Several months ago, I wrote on the subject of an elderly widow whose hopes had been all but dashed after visiting immigration attorney after immigration attorney who informed her that nothing could be done about her case. They were wrong. Why? Our client's application for lawful permanent residency was granted, despite the fact that her petitioning husband had passed away albeit only after five months of marriage. The officer that interviewed our client mentioned to us that we were the first immigration firm in the area to present a case to the Department of Homeland Security pursuant to the DHS' Appropriation Act.
The Department of Homeland Security Appropriation Act, passed by Congress on October 28, 2009, includes two measures addressing the rights of surviving spouses of United States citizens and survivors petitioned by relatives other than spouses.
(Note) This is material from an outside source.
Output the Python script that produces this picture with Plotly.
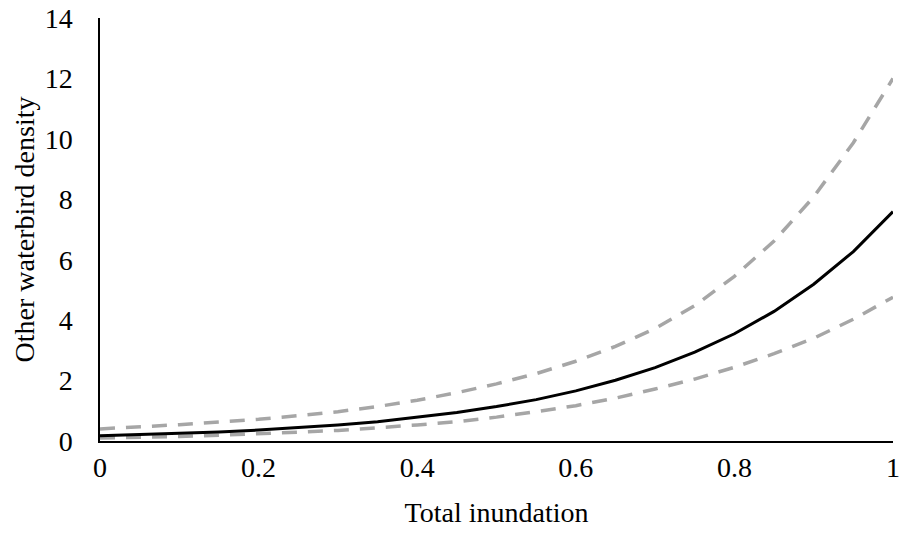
import plotly.graph_objects as go

# Total inundation (proportion) and modelled density with 95% bounds
inundation = [0.00, 0.05, 0.10, 0.15, 0.20, 0.25, 0.30, 0.35, 0.40, 0.45, 0.50,
              0.55, 0.60, 0.65, 0.70, 0.75, 0.80, 0.85, 0.90, 0.95, 1.00]
density = [0.17, 0.21, 0.25, 0.30, 0.36, 0.44, 0.53, 0.64, 0.78, 0.94, 1.14,
           1.37, 1.66, 2.01, 2.43, 2.94, 3.55, 4.29, 5.19, 6.27, 7.59]
upper = [0.40, 0.46, 0.54, 0.63, 0.72, 0.84, 0.97, 1.14, 1.35, 1.60, 1.89,
         2.23, 2.64, 3.13, 3.72, 4.48, 5.45, 6.62, 8.08, 9.87, 12.0]
lower = [0.10, 0.12, 0.15, 0.19, 0.23, 0.29, 0.35, 0.43, 0.53, 0.64, 0.79,
         0.97, 1.17, 1.42, 1.72, 2.05, 2.44, 2.89, 3.40, 4.03, 4.76]

x_ticks = [0, 0.2, 0.4, 0.6, 0.8, 1]
x_tick_text = ["0", "0.2", "0.4", "0.6", "0.8", "1"]
y_ticks = [0, 2, 4, 6, 8, 10, 12, 14]

FONT = "Liberation Serif"
SIZE = 28
GREY = "#a6a6a6"

fig = go.Figure()
fig.add_trace(go.Scatter(x=inundation, y=upper, mode="lines",
                         line=dict(color=GREY, width=3.5, dash="15px,11px")))
fig.add_trace(go.Scatter(x=inundation, y=lower, mode="lines",
                         line=dict(color=GREY, width=3.5, dash="15px,11px")))
fig.add_trace(go.Scatter(x=inundation, y=density, mode="lines",
                         line=dict(color="black", width=3)))

fig.update_layout(
    width=901, height=533,
    margin=dict(l=100, r=8, t=18, b=92),
    paper_bgcolor="white", plot_bgcolor="white",
    showlegend=False,
    font=dict(family=FONT, size=SIZE, color="black"),
    xaxis=dict(
        range=[0, 1], tickvals=x_ticks, ticktext=x_tick_text,
        tickfont=dict(family=FONT, size=SIZE, color="black"),
        showgrid=False, zeroline=False, ticks="", ticklabelstandoff=0,
        showline=True, linecolor="black", linewidth=2,
        title=dict(text="Total inundation", font=dict(family=FONT, size=SIZE),
                   standoff=21),
        automargin=False,
    ),
    yaxis=dict(
        range=[0, 14], tickvals=y_ticks,
        tickfont=dict(family=FONT, size=SIZE, color="black"),
        showgrid=False, zeroline=False, ticks="", ticklabelstandoff=20,
        showline=True, linecolor="black", linewidth=1.5,
        title=dict(text="Other waterbird density", font=dict(family=FONT, size=SIZE),
                   standoff=2),
        automargin=False,
    ),
)

fig.write_html("out.html")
Today we received the approval notices for a husband and wife's applications for lawful permanent residency. Their cases were also filed pursuant to the Appropriation's Act. And, like our case in Los Angeles, the interviewing officer in Las Vegas suggested that this was a case of first impression. Consequently, we were requested to provide a detailed memorandum of fact and law explaining the situation of the government. As a result of our arguments, our clients' case was approved today.
Unlike the Korean widow that I wrote on previously who "only" had been waiting ten years to perfect her immigration status, our Las Vegas client's had been waiting approximately seventeen years of theirs. In both cases, however, we were pleased to play a vital role in their obtaining permanent residency in the United States not to mention the ability to now travel to their countries of origin to visit family that they hadn't seen in over a decade.
While each individual case turns on specific facts and circumstances, we suspect that there many people in the United States who can benefit from the new law. Such persons are strongly encouraged to seek professional advice from reputed immigration attorneys to see if their lives can also be changed for the better.